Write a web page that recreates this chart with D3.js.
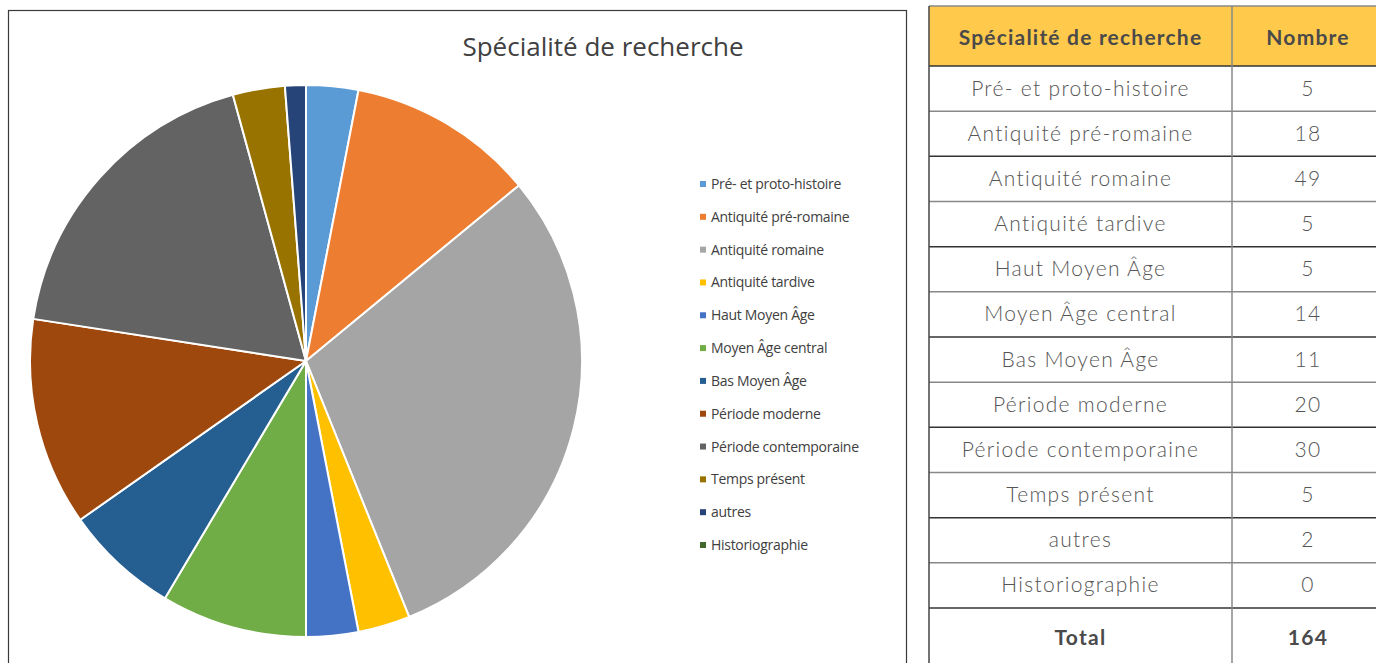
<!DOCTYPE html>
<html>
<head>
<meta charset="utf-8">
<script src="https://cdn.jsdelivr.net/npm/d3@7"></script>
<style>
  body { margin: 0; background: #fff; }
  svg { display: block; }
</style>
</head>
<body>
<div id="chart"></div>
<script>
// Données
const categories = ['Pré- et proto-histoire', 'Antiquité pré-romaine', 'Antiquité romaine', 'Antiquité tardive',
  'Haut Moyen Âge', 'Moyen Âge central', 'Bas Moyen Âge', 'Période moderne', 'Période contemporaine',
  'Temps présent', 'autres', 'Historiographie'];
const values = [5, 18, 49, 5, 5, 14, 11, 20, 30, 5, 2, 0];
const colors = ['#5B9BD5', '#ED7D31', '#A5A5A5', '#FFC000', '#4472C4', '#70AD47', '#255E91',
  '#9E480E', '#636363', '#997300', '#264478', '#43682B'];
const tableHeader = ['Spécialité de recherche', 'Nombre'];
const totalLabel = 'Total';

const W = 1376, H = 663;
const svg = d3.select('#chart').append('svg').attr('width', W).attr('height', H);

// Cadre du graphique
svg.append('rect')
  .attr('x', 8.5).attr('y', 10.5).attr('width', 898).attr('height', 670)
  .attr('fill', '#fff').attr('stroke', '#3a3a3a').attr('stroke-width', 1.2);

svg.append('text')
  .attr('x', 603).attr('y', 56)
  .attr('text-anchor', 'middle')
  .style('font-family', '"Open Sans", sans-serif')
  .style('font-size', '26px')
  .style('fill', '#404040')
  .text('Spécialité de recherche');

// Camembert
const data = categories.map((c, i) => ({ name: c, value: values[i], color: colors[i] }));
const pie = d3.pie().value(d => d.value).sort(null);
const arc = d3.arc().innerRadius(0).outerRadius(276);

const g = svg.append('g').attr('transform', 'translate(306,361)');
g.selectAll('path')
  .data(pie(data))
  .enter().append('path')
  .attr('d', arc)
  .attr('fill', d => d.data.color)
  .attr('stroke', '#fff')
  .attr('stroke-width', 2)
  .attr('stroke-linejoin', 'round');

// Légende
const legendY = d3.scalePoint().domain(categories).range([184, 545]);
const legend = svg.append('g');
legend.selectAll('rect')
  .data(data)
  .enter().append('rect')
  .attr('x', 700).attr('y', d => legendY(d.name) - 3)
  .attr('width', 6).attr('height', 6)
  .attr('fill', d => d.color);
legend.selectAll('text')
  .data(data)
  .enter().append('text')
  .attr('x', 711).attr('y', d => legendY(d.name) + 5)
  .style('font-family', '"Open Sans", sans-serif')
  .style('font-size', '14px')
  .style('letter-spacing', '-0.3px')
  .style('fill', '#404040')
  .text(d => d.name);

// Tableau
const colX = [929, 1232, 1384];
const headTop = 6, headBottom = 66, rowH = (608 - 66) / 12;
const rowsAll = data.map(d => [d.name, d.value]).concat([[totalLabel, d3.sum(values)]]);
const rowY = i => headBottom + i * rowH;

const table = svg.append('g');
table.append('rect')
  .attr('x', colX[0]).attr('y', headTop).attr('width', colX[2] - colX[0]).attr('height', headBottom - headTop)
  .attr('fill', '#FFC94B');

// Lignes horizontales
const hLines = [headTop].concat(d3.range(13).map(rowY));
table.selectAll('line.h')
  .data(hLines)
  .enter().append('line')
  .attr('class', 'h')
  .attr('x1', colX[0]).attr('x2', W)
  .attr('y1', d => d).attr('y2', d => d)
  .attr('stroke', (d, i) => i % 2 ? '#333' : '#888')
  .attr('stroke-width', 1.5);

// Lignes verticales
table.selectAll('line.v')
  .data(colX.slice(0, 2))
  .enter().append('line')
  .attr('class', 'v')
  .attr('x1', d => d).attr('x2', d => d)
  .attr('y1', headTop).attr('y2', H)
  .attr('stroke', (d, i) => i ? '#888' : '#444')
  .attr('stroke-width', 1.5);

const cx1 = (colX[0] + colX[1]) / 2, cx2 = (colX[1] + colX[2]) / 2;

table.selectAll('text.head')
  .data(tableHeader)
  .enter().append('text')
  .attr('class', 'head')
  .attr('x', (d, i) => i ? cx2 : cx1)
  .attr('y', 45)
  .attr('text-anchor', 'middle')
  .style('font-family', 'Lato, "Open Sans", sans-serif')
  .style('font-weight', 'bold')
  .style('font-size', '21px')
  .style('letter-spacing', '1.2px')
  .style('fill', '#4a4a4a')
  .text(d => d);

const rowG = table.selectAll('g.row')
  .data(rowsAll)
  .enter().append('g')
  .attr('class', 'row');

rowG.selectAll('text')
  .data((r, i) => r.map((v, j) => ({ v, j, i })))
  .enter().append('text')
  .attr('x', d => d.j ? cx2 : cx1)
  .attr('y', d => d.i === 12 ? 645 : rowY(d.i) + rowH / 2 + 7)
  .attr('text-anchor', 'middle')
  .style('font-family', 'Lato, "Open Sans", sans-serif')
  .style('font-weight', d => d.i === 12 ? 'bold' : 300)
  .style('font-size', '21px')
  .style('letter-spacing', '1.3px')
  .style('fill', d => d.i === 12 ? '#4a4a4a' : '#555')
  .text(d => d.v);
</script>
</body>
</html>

──────────

- Your instructions -
Make an exact copy of the data above, pictures excluded.

- Answer to the problem -
Write a web page that recreates this chart with D3.js.
<!DOCTYPE html>
<html>
<head>
<meta charset="utf-8">
<script src="https://cdn.jsdelivr.net/npm/d3@7"></script>
<style>
  body { margin: 0; background: #fff; }
  svg { display: block; }
</style>
</head>
<body>
<div id="chart"></div>
<script>
// Données
const categories = ['Pré- et proto-histoire', 'Antiquité pré-romaine', 'Antiquité romaine', 'Antiquité tardive',
  'Haut Moyen Âge', 'Moyen Âge central', 'Bas Moyen Âge', 'Période moderne', 'Période contemporaine',
  'Temps présent', 'autres', 'Historiographie'];
const values = [5, 18, 49, 5, 5, 14, 11, 20, 30, 5, 2, 0];
const colors = ['#5B9BD5', '#ED7D31', '#A5A5A5', '#FFC000', '#4472C4', '#70AD47', '#255E91',
  '#9E480E', '#636363', '#997300', '#264478', '#43682B'];
const tableHeader = ['Spécialité de recherche', 'Nombre'];
const totalLabel = 'Total';

const W = 1376, H = 663;
const svg = d3.select('#chart').append('svg').attr('width', W).attr('height', H);

// Cadre du graphique
svg.append('rect')
  .attr('x', 8.5).attr('y', 10.5).attr('width', 898).attr('height', 670)
  .attr('fill', '#fff').attr('stroke', '#3a3a3a').attr('stroke-width', 1.2);

svg.append('text')
  .attr('x', 603).attr('y', 56)
  .attr('text-anchor', 'middle')
  .style('font-family', '"Open Sans", sans-serif')
  .style('font-size', '26px')
  .style('fill', '#404040')
  .text('Spécialité de recherche');

// Camembert
const data = categories.map((c, i) => ({ name: c, value: values[i], color: colors[i] }));
const pie = d3.pie().value(d => d.value).sort(null);
const arc = d3.arc().innerRadius(0).outerRadius(276);

const g = svg.append('g').attr('transform', 'translate(306,361)');
g.selectAll('path')
  .data(pie(data))
  .enter().append('path')
  .attr('d', arc)
  .attr('fill', d => d.data.color)
  .attr('stroke', '#fff')
  .attr('stroke-width', 2)
  .attr('stroke-linejoin', 'round');

// Légende
const legendY = d3.scalePoint().domain(categories).range([184, 545]);
const legend = svg.append('g');
legend.selectAll('rect')
  .data(data)
  .enter().append('rect')
  .attr('x', 700).attr('y', d => legendY(d.name) - 3)
  .attr('width', 6).attr('height', 6)
  .attr('fill', d => d.color);
legend.selectAll('text')
  .data(data)
  .enter().append('text')
  .attr('x', 711).attr('y', d => legendY(d.name) + 5)
  .style('font-family', '"Open Sans", sans-serif')
  .style('font-size', '14px')
  .style('letter-spacing', '-0.3px')
  .style('fill', '#404040')
  .text(d => d.name);

// Tableau
const colX = [929, 1232, 1384];
const headTop = 6, headBottom = 66, rowH = (608 - 66) / 12;
const rowsAll = data.map(d => [d.name, d.value]).concat([[totalLabel, d3.sum(values)]]);
const rowY = i => headBottom + i * rowH;

const table = svg.append('g');
table.append('rect')
  .attr('x', colX[0]).attr('y', headTop).attr('width', colX[2] - colX[0]).attr('height', headBottom - headTop)
  .attr('fill', '#FFC94B');

// Lignes horizontales
const hLines = [headTop].concat(d3.range(13).map(rowY));
table.selectAll('line.h')
  .data(hLines)
  .enter().append('line')
  .attr('class', 'h')
  .attr('x1', colX[0]).attr('x2', W)
  .attr('y1', d => d).attr('y2', d => d)
  .attr('stroke', (d, i) => i % 2 ? '#333' : '#888')
  .attr('stroke-width', 1.5);

// Lignes verticales
table.selectAll('line.v')
  .data(colX.slice(0, 2))
  .enter().append('line')
  .attr('class', 'v')
  .attr('x1', d => d).attr('x2', d => d)
  .attr('y1', headTop).attr('y2', H)
  .attr('stroke', (d, i) => i ? '#888' : '#444')
  .attr('stroke-width', 1.5);

const cx1 = (colX[0] + colX[1]) / 2, cx2 = (colX[1] + colX[2]) / 2;

table.selectAll('text.head')
  .data(tableHeader)
  .enter().append('text')
  .attr('class', 'head')
  .attr('x', (d, i) => i ? cx2 : cx1)
  .attr('y', 45)
  .attr('text-anchor', 'middle')
  .style('font-family', 'Lato, "Open Sans", sans-serif')
  .style('font-weight', 'bold')
  .style('font-size', '21px')
  .style('letter-spacing', '1.2px')
  .style('fill', '#4a4a4a')
  .text(d => d);

const rowG = table.selectAll('g.row')
  .data(rowsAll)
  .enter().append('g')
  .attr('class', 'row');

rowG.selectAll('text')
  .data((r, i) => r.map((v, j) => ({ v, j, i })))
  .enter().append('text')
  .attr('x', d => d.j ? cx2 : cx1)
  .attr('y', d => d.i === 12 ? 645 : rowY(d.i) + rowH / 2 + 7)
  .attr('text-anchor', 'middle')
  .style('font-family', 'Lato, "Open Sans", sans-serif')
  .style('font-weight', d => d.i === 12 ? 'bold' : 300)
  .style('font-size', '21px')
  .style('letter-spacing', '1.3px')
  .style('fill', d => d.i === 12 ? '#4a4a4a' : '#555')
  .text(d => d.v);
</script>
</body>
</html>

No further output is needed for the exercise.